Some years ago when I bought my first house I thought I should take advantage of having my own space and jumped onto a very convenient dating app (can't remember which one, wasn't Tinder, might have been POF). Met a Bulgarian lady on there who was a fair bit older - I was 28 and she was nearly 40 - but very attractive and just what I was looking for at that stage in my life.

I never got to take advantage of my own place because she always insisted on meeting at her house, which was pretty big and very nice. It was full of photos of other people. I asked her who these people were and she explained that they were family members and friends. Thought it was odd but didn't care too much because, well, she was hot.

The other weird thing was that I never stayed beyond 4pm - she always had something to do or somewhere to be.

I eventually figured out that this wasn't her house - she was a professional cleaner hired by this other family! Turned out she was also married to a big, hefty Bulgarian guy who, I later learned, was locally infamous as a bit of a crazy bastard.

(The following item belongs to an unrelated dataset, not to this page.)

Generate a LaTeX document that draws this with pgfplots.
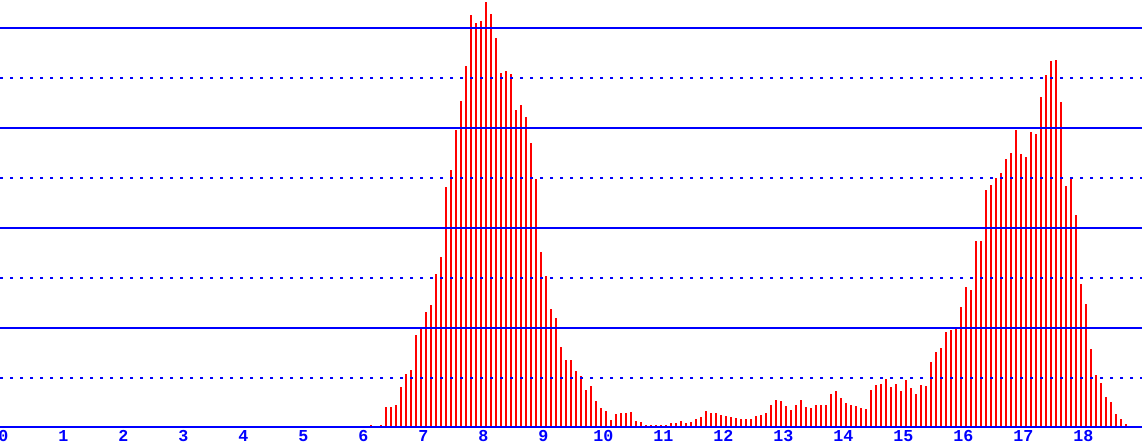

Was all worth it, but it did put me off that app.
 
I'm the same mate, Blue ones are more tolerable, but anything I see with YNWA, LFC or a liverpool shirt, scarf,picture, candle, chicken foetus, it's an instant X or delete, no matter how gorgeous they look.
You should sow your blue seed and run for the hills.
 
Not a dating site experience, but a blind date my mate set up with an acquaintance of his girlfriend. Apparently this girl had seen me around and was really interested in a date.

So It was arranged that me and my mate would go to the pub, and his girlfriend and this girl would meet us there later. So in the pub, and a couple of pints later his girlfriend turns up with this pretty stunning girl in tow.

The girls proceed to the bar to get drinks, and me not believing my luck (especially considering i half expected my mate to stitch me up with some minger), i give myself a quick spruce up, styling my hair, straightening my shirt etc to try give the best first impression.

The girls come over, and we start chatting and getting on pretty well, and i offer her a cig (this was back in the day when you could smoke in pubs) which she accepts, and things are going well.

A few mins later, i notice shes got something on her top lip. A bit of staring and i realise its a huge green bogey. My mates girlfriend spots it about the same time and whisks her off to the bogs. They come out of the bogs 5 minutes later and make a beeline for the door, with my mates gf shouting over that she'll catch up with him later, and off into the sunset they both disappear.

I'm absolutely gutted she's done a runner, and then realise i've fucked up massively. Because earlier whilst i was having my little 'spruce up' i had picked my nose and wiped it on the edge of the ashtray. Somehow, whilst we were having a smoke my bogey had transferred to the cig and then onto her top lip!!!

I asked my mates girlfriend to try arrange another date with her, but got told she was too embarrassed to see me again after the 'bogey' incident.

Moral of the story is, if you are gonna pick your nose in the pub, wipe it under the table like everyone else does, and not in an ashtray.